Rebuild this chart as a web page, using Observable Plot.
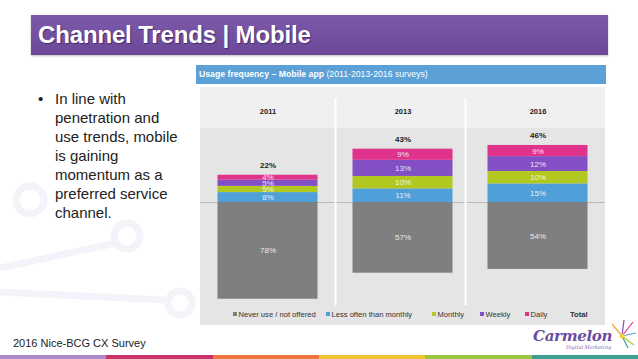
<!DOCTYPE html>
<html>
<head>
<meta charset="utf-8">
<script src="https://cdn.jsdelivr.net/npm/d3@7"></script>
<script src="https://cdn.jsdelivr.net/npm/@observablehq/plot@0.6"></script>
<style>
  html, body { margin: 0; padding: 0; background: #fff; }
  body { width: 638px; height: 359px; position: relative; overflow: hidden; font-family: "Liberation Sans", Arial, sans-serif; }
  #deco { position: absolute; left: 0; top: 0; }
  #title { position: absolute; left: 31px; top: 15px; width: 577px; height: 40px;
    background: linear-gradient(#7d59aa, #6a4896); box-shadow: 0 1px 2px rgba(0,0,0,0.25); }
  #title span { position: absolute; left: 7px; top: 6px; font-weight: bold; font-size: 24px; color: #fff;
    letter-spacing: -0.15px; text-shadow: 1px 1px 1px rgba(40,20,70,0.6); white-space: nowrap; }
  #bullet { position: absolute; left: 38px; top: 89px; font-size: 15px; line-height: 19px; color: #222; }
  #bullet .dot { position: absolute; left: 0; top: 0; }
  #bullet .txt { position: absolute; left: 17px; top: 0; white-space: nowrap; }
  #hdr { position: absolute; left: 196px; top: 65px; width: 410px; height: 19px; background: #5ba0d6; }
  #hdr span { position: absolute; left: 3px; top: 4px; font-size: 8.7px; color: #fff; white-space: nowrap; }
  #panel { position: absolute; left: 200px; top: 87px; width: 405px; }
  #legend { position: relative; width: 405px; height: 20px; background: #e5e5e5; font-size: 7.6px; color: #333; }
  #legend .it { position: absolute; top: 5px; white-space: nowrap; }
  #legend .sw { display: inline-block; width: 4px; height: 4px; margin-right: 1.5px; vertical-align: 1px; }
  #foot { position: absolute; left: 13px; top: 337px; font-size: 11px; color: #222; white-space: nowrap; }
  #stripe { position: absolute; left: 0; top: 355px; width: 638px; height: 4px; display: flex; }
  #stripe div { flex: 1; }
  #logo { position: absolute; left: 533px; top: 327px; font-family: "DejaVu Serif", serif; font-weight: bold; font-style: italic;
    font-size: 15px; color: #6b4d9e; white-space: nowrap; letter-spacing: -0.3px; }
  #logo2 { position: absolute; left: 566px; top: 344px; font-family: "DejaVu Serif", serif; font-style: italic; font-size: 5px; color: #7a64a8; white-space: nowrap; }
</style>
</head>
<body>
<svg id="deco" width="638" height="359">
  <g fill="none" stroke="#f4f3f9" stroke-width="7">
    <circle cx="127" cy="236" r="13"/>
    <path d="M0 268 L116 243"/>
    <path d="M0 292 L165 300"/>
    <circle cx="180" cy="303" r="12"/>
    <circle cx="30" cy="200" r="14"/>
  </g>
  <g stroke-width="1.2">
    <line x1="622" y1="336" x2="633" y2="322" stroke="#e0338c"/>
    <line x1="622" y1="336" x2="636" y2="333" stroke="#5ba0d6"/>
    <line x1="622" y1="336" x2="634" y2="345" stroke="#b2c821"/>
    <line x1="622" y1="336" x2="612" y2="324" stroke="#f0a030"/>
    <line x1="622" y1="336" x2="624" y2="320" stroke="#8250c4"/>
    <line x1="622" y1="336" x2="628" y2="348" stroke="#40a090"/>
  </g>
  <circle cx="622" cy="336" r="2.5" fill="#f5d040"/>
</svg>

<div id="title"><span>Channel Trends | Mobile</span></div>

<div id="bullet"><span class="dot">•</span><span class="txt">In line with<br>penetration and<br>use trends, mobile<br>is gaining<br>momentum as a<br>preferred service<br>channel.</span></div>

<div id="hdr"><span><b>Usage frequency – Mobile app</b> (2011-2013-2016 surveys)</span></div>

<div id="panel">
  <div id="chart"></div>
  <div id="legend"></div>
</div>

<div id="foot">2016 Nice-BCG CX Survey</div>
<div id="logo">Carmelon</div>
<div id="logo2">Digital Marketing</div>
<div id="stripe">
  <div style="background:#a98bc9"></div><div style="background:#c8346a"></div><div style="background:#ee7540"></div>
  <div style="background:#f2c631"></div><div style="background:#9cc640"></div><div style="background:#3c9f8f"></div>
</div>

<script>
// ---- data ----
const years = ["2011", "2013", "2016"];
const series = ["Never use / not offered", "Less often than monthly", "Monthly", "Weekly", "Daily"];
const neverUse = [78, 57, 54];
const lessOften = [8, 11, 15];
const monthly = [5, 10, 10];
const weekly = [5, 13, 12];
const daily = [4, 9, 9];
const totals = [22, 43, 46];
const colors = ["#7f7f7f", "#4f9fd8", "#b2c821", "#8250c4", "#e0338c"];
const totalLabel = "Total";

// ---- build table ----
const seriesValues = [neverUse, lessOften, monthly, weekly, daily];
const rows = [];
years.forEach((year, i) => {
  series.forEach((s, j) => {
    const v = seriesValues[j][i];
    rows.push({year, series: s, value: v, signed: j === 0 ? -v : v});
  });
});
const totalRows = years.map((year, i) => ({year, total: totals[i]}));

const chart = Plot.plot({
  width: 405,
  height: 218,
  marginTop: 11,
  marginBottom: 0,
  marginLeft: 0,
  marginRight: 0,
  style: {
    background: "linear-gradient(#f0f0f0 0px, #f0f0f0 41px, #e5e5e5 41px)",
    fontFamily: "Liberation Sans, Arial, sans-serif",
    overflow: "visible"
  },
  x: {domain: years, padding: 0, axis: null, label: null},
  y: {domain: [-83.06, 83.87], axis: null, label: null},
  color: {domain: series, range: colors},
  marks: [
    Plot.ruleY([0], {stroke: "#b9b9b9", strokeWidth: 1}),
    Plot.ruleX(["2013"], {dx: -67.5, stroke: "#ffffff", strokeWidth: 2}),
    Plot.ruleX(["2016"], {dx: -72.5, stroke: "#ffffff", strokeWidth: 2}),
    Plot.barY(rows, {x: "year", y: "signed", z: "series", fill: "series", order: series, insetLeft: 17.5, insetRight: 17.5}),
    Plot.text(rows, Plot.stackY({x: "year", y: "signed", z: "series", order: series,
      text: d => d.value + "%", fill: "#ffffff", fillOpacity: 0.88, fontSize: 8})),
    Plot.text(totalRows, {x: "year", y: "total", text: d => d.total + "%", dy: -10,
      fontWeight: "bold", fontSize: 8, fill: "#222"}),
    Plot.axisX({anchor: "top", label: null, tickSize: 0, tickPadding: 0, dy: 15, fontWeight: "bold", fontSize: 7.5, color: "#222"})
  ]
});
document.getElementById("chart").appendChild(chart);

// ---- legend ----
const legend = document.getElementById("legend");
const legendX = [33, 126, 232, 280, 325];
series.forEach((s, j) => {
  const it = document.createElement("span");
  it.className = "it";
  it.style.left = legendX[j] + "px";
  it.innerHTML = `<span class="sw" style="background:${colors[j]}"></span>${s}`;
  legend.appendChild(it);
});
const tot = document.createElement("span");
tot.className = "it";
tot.style.left = "370px";
tot.style.fontWeight = "bold";
tot.textContent = totalLabel;
legend.appendChild(tot);
</script>
</body>
</html>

^^^^^^^^

Task to complete:
Write out every line of the preceding listing that contains "chart".

Output for this exercise:
Rebuild this chart as a web page, using Observable Plot.
  <div id="chart"></div>
const chart = Plot.plot({
document.getElementById("chart").appendChild(chart);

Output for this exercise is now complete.